Councillor Maitland asked whether the proposed 20 m.p.h. speed limit had arisen at the request of the Council. The Principal DM Engineer replied that this was not something which had been proposed by highways and would be subject to consultation in any event.
Councillor Maitland referred to the established industrial estate and expressed concern that the proposed development could restrict the use of the site. As well as young people needing housing to remain in villages, they also needed jobs.
Councillor Atkinson sought clarification of paragraph 46 on page 72 of the report. The Senior Planning Officer replied that it was the opinion of officers that the negative impacts of the development outweighed the benefits of it, although this was a decision for the Committee to make.

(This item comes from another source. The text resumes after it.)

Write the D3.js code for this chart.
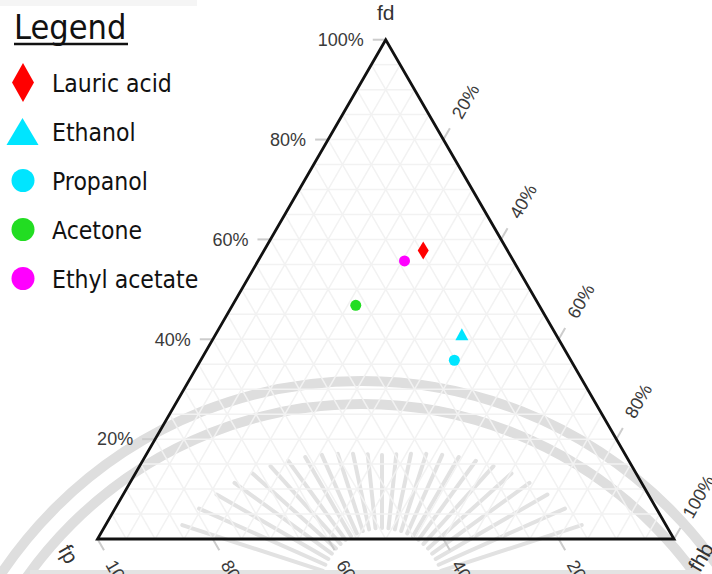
<!DOCTYPE html>
<html>
<head>
<meta charset="utf-8">
<script src="https://cdn.jsdelivr.net/npm/d3@7"></script>
<style>
  html, body { margin: 0; padding: 0; background: #fff; }
  svg { display: block; }
</style>
</head>
<body>
<script>
// Solvent components and their fractional solubility parameters (fd, fp, fhb)
const components = ["Lauric acid", "Ethanol", "Propanol", "Acetone", "Ethyl acetate"];
const fd  = [0.578, 0.410, 0.358, 0.468, 0.557];
const fp  = [0.146, 0.163, 0.202, 0.318, 0.189];
const fhb = [0.276, 0.427, 0.440, 0.214, 0.254];
const markerShapes = ["diamond", "triangle", "circle", "circle", "circle"];
const markerColors = ["#ff0000", "#00e5ff", "#00e5ff", "#22dd22", "#ff00ff"];

const axisTitles = { a: "fd", b: "fp", c: "fhb" };
const tickValues = [0.2, 0.4, 0.6, 0.8, 1.0];
const gridValues = d3.range(1, 20).map(i => i / 20);
const pct = d3.format(".0%");

const W = 712, H = 574;
const svg = d3.select("body").append("svg").attr("width", W).attr("height", H);

// Ternary projection: x from (c + a/2), y from a
const xScale = d3.scaleLinear().domain([0, 1]).range([97.5, 674]);
const yScale = d3.scaleLinear().domain([0, 1]).range([539, 39.7]);
function proj(a, b, c) {
  const s = a + b + c;
  return [xScale((c + a / 2) / s), yScale(a / s)];
}

const tickFont = "'Liberation Sans', Arial, sans-serif";
const legendFont = "'DejaVu Sans Condensed', 'DejaVu Sans', sans-serif";

// ---- faint background emblem (arcs + sunburst) ----
const emblem = svg.append("g").attr("class", "emblem").attr("fill", "none");
const arcCenter = [362, 815];
[434, 411].forEach(r => {
  emblem.append("circle")
    .attr("cx", arcCenter[0]).attr("cy", arcCenter[1]).attr("r", r)
    .attr("stroke", "#dedede").attr("stroke-width", 10);
});
const rayCenter = [382, 590];
d3.range(-72, 73, 6).forEach(deg => {
  const t = deg * Math.PI / 180;
  const r0 = 62, r1 = 135 + 75 * Math.pow(Math.abs(deg) / 72, 1.6);
  emblem.append("line")
    .attr("x1", rayCenter[0] + r0 * Math.sin(t)).attr("y1", rayCenter[1] - r0 * Math.cos(t))
    .attr("x2", rayCenter[0] + r1 * Math.sin(t)).attr("y2", rayCenter[1] - r1 * Math.cos(t))
    .attr("stroke", "#e2e2e2").attr("stroke-width", 4).attr("stroke-linecap", "round");
});
emblem.append("rect").attr("x", 30).attr("y", 570).attr("width", 670).attr("height", 4)
  .attr("fill", "#e3e3e3");

// ---- grid ----
const grid = svg.append("g").attr("stroke", "#f2f2f2").attr("stroke-width", 1.5);
gridValues.forEach(v => {
  [[proj(v, 1 - v, 0), proj(v, 0, 1 - v)],
   [proj(1 - v, v, 0), proj(0, v, 1 - v)],
   [proj(1 - v, 0, v), proj(0, 1 - v, v)]].forEach(([p, q]) => {
    grid.append("line").attr("x1", p[0]).attr("y1", p[1]).attr("x2", q[0]).attr("y2", q[1]);
  });
});

// ---- ticks and tick labels ----
const ticks = svg.append("g");
const tickLen = 13, labelGap = 26;
function addTick(P, dir, label, rot, anchor, gap) {
  ticks.append("line")
    .attr("x1", P[0]).attr("y1", P[1])
    .attr("x2", P[0] + tickLen * dir[0]).attr("y2", P[1] + tickLen * dir[1])
    .attr("stroke", "#cccccc").attr("stroke-width", 2);
  const lx = P[0] + gap * dir[0], ly = P[1] + gap * dir[1];
  ticks.append("text")
    .attr("transform", `translate(${lx},${ly}) rotate(${rot})`)
    .attr("text-anchor", anchor).attr("dy", "0.35em")
    .attr("font-family", tickFont).attr("font-size", 18).attr("fill", "#3a3a3a")
    .text(label);
}
const sin60 = Math.sqrt(3) / 2;
tickValues.forEach(v => {
  addTick(proj(v, 1 - v, 0), [-1, 0], pct(v), 0, "end", 22);        // fd along left edge
  addTick(proj(0, v, 1 - v), [0.5, sin60], pct(v), 60, "start", labelGap);   // fp along bottom
  addTick(proj(1 - v, 0, v), [0.5, -sin60], pct(v), -60, "start", labelGap); // fhb along right edge
});

// ---- triangle outline ----
const corners = [proj(1, 0, 0), proj(0, 1, 0), proj(0, 0, 1)];
svg.append("path")
  .attr("d", d3.line()(corners) + "Z")
  .attr("fill", "none").attr("stroke", "#111").attr("stroke-width", 2.8)
  .attr("stroke-linejoin", "miter");

// ---- axis titles ----
const titleG = svg.append("g").attr("font-family", tickFont).attr("font-size", 21).attr("fill", "#333");
titleG.append("text").attr("x", proj(1, 0, 0)[0]).attr("y", 20).attr("text-anchor", "middle").text(axisTitles.a);
titleG.append("text").attr("transform", `translate(${proj(0, 1, 0)[0] - 29},${proj(0, 1, 0)[1] + 15}) rotate(60)`)
  .attr("text-anchor", "middle").attr("dy", "0.35em").text(axisTitles.b);
titleG.append("text").attr("transform", `translate(${proj(0, 0, 1)[0] + 27},${proj(0, 0, 1)[1] + 18}) rotate(-60)`)
  .attr("text-anchor", "middle").attr("dy", "0.35em").text(axisTitles.c);

// ---- marker shapes ----
function markerPath(shape, w, h) {
  if (shape === "diamond") return `M0,${-h / 2}L${w / 2},0L0,${h / 2}L${-w / 2},0Z`;
  if (shape === "triangle") return `M0,${-h / 2}L${w / 2},${h / 2}L${-w / 2},${h / 2}Z`;
  return d3.symbol(d3.symbolCircle, Math.PI * (w / 2) * (w / 2))();
}
const plotSize = { diamond: [11, 18], triangle: [13, 12], circle: [11, 11] };
const legendSize = { diamond: [22, 39], triangle: [32, 27], circle: [23, 23] };

const points = components.map((name, i) => ({
  name, shape: markerShapes[i], color: markerColors[i], pos: proj(fd[i], fp[i], fhb[i])
}));
svg.append("g").selectAll("path").data(points).join("path")
  .attr("transform", d => `translate(${d.pos[0]},${d.pos[1]})`)
  .attr("d", d => markerPath(d.shape, ...plotSize[d.shape]))
  .attr("fill", d => d.color);

// ---- legend ----
const legend = svg.append("g");
legend.append("rect").attr("x", 0).attr("y", 0).attr("width", 197).attr("height", 6).attr("fill", "#f5f5f5");
legend.append("text").attr("x", 14).attr("y", 39)
  .attr("font-family", legendFont).attr("font-size", 34).attr("fill", "#111")
  .text("Legend");
legend.append("line").attr("x1", 14).attr("x2", 128).attr("y1", 44).attr("y2", 44)
  .attr("stroke", "#111").attr("stroke-width", 2.5);
const rowY = d3.scaleLinear().domain([0, 4]).range([82.5, 278.5]);
const rows = legend.selectAll("g.row").data(points).join("g").attr("class", "row")
  .attr("transform", (d, i) => `translate(0,${rowY(i)})`);
rows.append("path")
  .attr("transform", d => d.shape === "triangle" ? "translate(22.5,0)" : "translate(23,0)")
  .attr("d", d => markerPath(d.shape, ...legendSize[d.shape]))
  .attr("fill", d => d.color);
rows.append("text").attr("x", 52).attr("y", 9)
  .attr("font-family", legendFont).attr("font-size", 24.5).attr("fill", "#111")
  .text(d => d.name);
</script>
</body>
</html>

Councillor Brown noted that there had been no mention of flood risk. She considered this to be a good application, with good consultation, traffic calming and noise mitigation. However, the loss of hedgerow and a mature oak tree led her to propose that the recommendation to refuse be supported.
The Senior Planning Officer informed the Committee that a flood and drainage strategy had been submitted and this was not a concern.
Councillor Richardson informed the Committee that the Parish Council and local Members were in support of the application. The development proposed 20% affordable housing as well as bungalows and the lack of objections to the application was significant. Councillor Richardson was not persuaded by and did not agree with the proposed reasons for refusal. The development was an opportunity for the village to grow and become more sustainable and for these reasons Councillor Richardson moved that the application be approved.
Councillor Clarke seconded Councillor Richardson’s proposal that the application should be approved. While planning officers considered the best interests of the community, the mitigations were achievable. The development would lead to the loss of hedgerow and some trees but would also bring traffic calming which would lead to increased child safety. The development proposed affordable housing and had the support of local stakeholders and Councillor Clarke considered that the benefits of the development outweighed the drawbacks of it.
Upon a vote being taken it was
That the application be approved and delegated authority be made to the Head of Planning, in consultation with the Chairman, to agree Conditions and a Section 106 Legal Agreement.